Since its usurpation of the leadership of the Soviet Party and state, the Soviet revisionist renegade clique has thoroughly betrayed Lenin’s teachings and taken over the mantle of Trotsky, frantically advocating such reactionary fallacies as “economics is more important than politics,”‘ “production comes first,” and so on and so forth. The renegades of this clique exaggerate the decisive importance of the productive forces and science and technique to the exclusion of all other factors, and utter the nonsense that the “policy”‘ and “line” of building communism is to “establish a material and technical foundation.” Do they really want to develop socialist “production”? No, absolutely not.
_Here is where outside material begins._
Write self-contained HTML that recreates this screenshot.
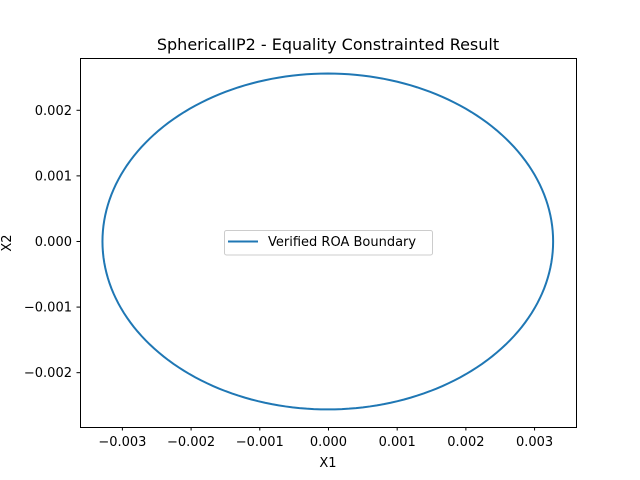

Their sole purpose of spreading these counter-revolutionary fallacies is to oppose proletarian politics, disintegrate the economic foundation of socialism and restore the capitalist economy which plunders foreign countries and exploits the people at home, thereby making this economy the base of Soviet revisionist social-imperialism in stepping up the all-round restoration of capitalism.

Going against the trend of history, the Soviet revisionist renegade clique has already brought extremely serious adverse effects to the Soviet economy: Industrial and agricultural production is beset with difficulties, commodities are extremely short in supply, black markets are rampant, prices are soaring, and the broad masses of the exploited labouring people are becoming more and more impoverished.